Instructions for the task ▸ Where a line below holds the string "this", copy that line.

Collected material ▸
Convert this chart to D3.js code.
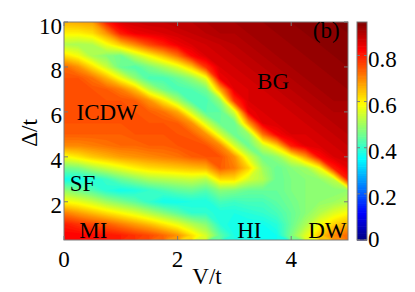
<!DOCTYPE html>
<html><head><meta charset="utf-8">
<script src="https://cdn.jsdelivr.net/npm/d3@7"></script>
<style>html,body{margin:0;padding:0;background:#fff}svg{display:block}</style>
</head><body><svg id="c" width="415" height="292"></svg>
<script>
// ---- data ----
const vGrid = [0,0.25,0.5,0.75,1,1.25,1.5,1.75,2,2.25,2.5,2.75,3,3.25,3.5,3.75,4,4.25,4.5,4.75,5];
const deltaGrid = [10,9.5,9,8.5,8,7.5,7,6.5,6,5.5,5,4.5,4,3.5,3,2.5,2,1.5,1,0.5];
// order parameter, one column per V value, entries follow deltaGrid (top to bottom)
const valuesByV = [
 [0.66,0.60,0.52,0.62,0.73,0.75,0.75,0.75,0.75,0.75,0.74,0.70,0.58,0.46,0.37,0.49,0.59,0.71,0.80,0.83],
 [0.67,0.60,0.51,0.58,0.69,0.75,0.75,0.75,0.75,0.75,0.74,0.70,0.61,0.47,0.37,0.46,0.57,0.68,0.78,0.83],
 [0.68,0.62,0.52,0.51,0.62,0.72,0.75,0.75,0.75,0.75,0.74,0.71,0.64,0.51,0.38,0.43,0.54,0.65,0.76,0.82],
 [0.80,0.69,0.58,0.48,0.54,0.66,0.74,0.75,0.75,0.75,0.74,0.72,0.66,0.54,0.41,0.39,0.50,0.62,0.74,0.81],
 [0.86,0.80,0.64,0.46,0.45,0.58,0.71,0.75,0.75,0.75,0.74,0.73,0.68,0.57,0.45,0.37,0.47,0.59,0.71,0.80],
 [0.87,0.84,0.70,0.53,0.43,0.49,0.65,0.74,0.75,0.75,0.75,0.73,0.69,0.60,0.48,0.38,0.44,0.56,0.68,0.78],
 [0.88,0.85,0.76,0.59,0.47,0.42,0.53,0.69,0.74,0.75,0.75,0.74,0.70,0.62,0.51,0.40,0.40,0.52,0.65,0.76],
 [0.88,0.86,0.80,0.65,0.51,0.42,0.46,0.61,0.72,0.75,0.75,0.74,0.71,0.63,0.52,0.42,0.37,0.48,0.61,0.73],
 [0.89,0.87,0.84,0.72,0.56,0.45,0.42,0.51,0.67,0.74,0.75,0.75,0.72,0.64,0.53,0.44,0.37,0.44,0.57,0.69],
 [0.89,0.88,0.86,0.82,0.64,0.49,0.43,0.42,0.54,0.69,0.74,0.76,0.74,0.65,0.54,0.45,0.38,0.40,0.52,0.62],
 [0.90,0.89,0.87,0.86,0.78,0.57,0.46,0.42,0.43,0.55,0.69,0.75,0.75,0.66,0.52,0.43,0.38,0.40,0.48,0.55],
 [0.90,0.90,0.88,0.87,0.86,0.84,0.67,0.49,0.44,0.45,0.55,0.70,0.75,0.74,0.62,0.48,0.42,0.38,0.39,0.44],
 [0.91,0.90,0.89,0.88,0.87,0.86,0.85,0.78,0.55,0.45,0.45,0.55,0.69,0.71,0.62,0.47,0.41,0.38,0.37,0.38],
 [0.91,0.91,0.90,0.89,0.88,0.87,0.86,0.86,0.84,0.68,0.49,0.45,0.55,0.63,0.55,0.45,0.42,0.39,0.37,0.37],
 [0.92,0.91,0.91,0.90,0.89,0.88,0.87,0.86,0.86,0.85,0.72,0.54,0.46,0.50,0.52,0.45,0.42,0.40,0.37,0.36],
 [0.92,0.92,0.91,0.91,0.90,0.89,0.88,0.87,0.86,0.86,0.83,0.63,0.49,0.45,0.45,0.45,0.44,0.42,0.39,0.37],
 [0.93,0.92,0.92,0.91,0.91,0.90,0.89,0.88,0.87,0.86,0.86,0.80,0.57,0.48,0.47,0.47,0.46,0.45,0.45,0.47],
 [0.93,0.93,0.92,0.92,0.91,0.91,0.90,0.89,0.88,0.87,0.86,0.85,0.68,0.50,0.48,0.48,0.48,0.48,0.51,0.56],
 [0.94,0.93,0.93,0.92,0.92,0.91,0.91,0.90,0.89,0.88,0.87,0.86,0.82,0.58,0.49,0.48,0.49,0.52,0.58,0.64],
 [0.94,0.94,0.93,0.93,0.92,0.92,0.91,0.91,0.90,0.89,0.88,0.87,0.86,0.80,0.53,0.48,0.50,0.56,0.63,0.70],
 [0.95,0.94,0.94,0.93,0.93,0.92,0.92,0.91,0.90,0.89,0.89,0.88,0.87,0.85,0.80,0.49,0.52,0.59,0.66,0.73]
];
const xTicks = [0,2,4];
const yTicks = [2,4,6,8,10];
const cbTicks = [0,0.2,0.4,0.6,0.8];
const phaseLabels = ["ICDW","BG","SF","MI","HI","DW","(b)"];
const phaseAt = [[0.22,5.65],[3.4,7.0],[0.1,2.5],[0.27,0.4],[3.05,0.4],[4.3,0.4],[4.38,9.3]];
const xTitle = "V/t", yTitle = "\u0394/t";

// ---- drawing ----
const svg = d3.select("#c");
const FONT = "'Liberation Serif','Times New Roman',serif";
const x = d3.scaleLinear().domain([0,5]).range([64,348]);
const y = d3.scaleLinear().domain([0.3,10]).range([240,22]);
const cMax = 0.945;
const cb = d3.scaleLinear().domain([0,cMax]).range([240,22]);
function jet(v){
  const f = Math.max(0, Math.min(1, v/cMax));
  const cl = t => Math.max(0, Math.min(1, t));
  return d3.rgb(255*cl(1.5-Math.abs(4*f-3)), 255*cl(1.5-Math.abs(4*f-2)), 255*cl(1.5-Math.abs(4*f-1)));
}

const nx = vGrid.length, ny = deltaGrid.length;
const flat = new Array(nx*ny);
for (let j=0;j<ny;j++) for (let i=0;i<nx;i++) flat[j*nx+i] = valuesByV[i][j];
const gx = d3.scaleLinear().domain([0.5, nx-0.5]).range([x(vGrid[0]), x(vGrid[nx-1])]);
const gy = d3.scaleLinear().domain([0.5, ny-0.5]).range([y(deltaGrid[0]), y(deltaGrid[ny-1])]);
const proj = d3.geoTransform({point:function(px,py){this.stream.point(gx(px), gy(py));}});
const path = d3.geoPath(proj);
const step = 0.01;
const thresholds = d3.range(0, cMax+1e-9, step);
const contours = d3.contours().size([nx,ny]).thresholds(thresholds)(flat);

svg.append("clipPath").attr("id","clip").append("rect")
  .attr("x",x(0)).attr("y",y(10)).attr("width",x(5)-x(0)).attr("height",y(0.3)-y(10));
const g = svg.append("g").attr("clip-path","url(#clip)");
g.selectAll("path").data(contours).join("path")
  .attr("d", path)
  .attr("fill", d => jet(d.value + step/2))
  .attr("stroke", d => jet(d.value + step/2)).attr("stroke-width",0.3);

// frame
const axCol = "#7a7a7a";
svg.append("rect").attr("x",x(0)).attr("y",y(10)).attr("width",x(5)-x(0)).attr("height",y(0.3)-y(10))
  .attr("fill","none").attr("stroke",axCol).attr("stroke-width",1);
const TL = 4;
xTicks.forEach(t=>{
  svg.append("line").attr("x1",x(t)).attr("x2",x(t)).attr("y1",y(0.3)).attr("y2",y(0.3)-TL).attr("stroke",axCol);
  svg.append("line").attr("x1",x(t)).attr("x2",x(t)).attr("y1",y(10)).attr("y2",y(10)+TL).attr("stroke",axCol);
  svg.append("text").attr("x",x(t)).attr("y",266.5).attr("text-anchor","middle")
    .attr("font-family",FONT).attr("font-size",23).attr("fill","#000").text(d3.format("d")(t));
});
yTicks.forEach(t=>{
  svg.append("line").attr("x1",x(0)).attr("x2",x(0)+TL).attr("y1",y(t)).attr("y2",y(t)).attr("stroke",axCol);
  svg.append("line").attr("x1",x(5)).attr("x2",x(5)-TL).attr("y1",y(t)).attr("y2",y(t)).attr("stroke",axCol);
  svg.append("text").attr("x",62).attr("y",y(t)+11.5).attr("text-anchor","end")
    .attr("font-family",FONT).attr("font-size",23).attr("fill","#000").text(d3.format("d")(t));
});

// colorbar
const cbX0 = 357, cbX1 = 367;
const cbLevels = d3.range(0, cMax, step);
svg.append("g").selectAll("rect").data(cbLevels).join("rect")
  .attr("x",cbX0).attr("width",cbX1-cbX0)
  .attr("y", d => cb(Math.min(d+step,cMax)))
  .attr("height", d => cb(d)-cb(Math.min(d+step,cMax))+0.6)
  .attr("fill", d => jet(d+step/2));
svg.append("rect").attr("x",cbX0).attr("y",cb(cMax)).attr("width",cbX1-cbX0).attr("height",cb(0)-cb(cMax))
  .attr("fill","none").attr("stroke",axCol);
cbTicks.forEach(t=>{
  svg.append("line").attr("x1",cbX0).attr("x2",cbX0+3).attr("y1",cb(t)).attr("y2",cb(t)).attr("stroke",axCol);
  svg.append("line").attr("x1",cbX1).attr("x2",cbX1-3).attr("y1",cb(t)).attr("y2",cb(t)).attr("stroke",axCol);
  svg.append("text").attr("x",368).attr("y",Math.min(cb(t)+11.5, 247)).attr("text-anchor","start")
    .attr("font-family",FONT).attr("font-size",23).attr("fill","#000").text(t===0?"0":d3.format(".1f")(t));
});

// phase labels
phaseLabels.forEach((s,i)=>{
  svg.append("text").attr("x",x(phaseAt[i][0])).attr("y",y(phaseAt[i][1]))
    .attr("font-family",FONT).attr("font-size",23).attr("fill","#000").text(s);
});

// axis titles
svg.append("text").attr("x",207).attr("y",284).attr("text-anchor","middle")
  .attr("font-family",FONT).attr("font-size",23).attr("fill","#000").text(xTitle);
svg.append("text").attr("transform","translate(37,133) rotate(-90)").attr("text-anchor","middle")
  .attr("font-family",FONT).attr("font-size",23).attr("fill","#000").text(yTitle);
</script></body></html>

Complete response ▸
Convert this chart to D3.js code.
const proj = d3.geoTransform({point:function(px,py){this.stream.point(gx(px), gy(py));}});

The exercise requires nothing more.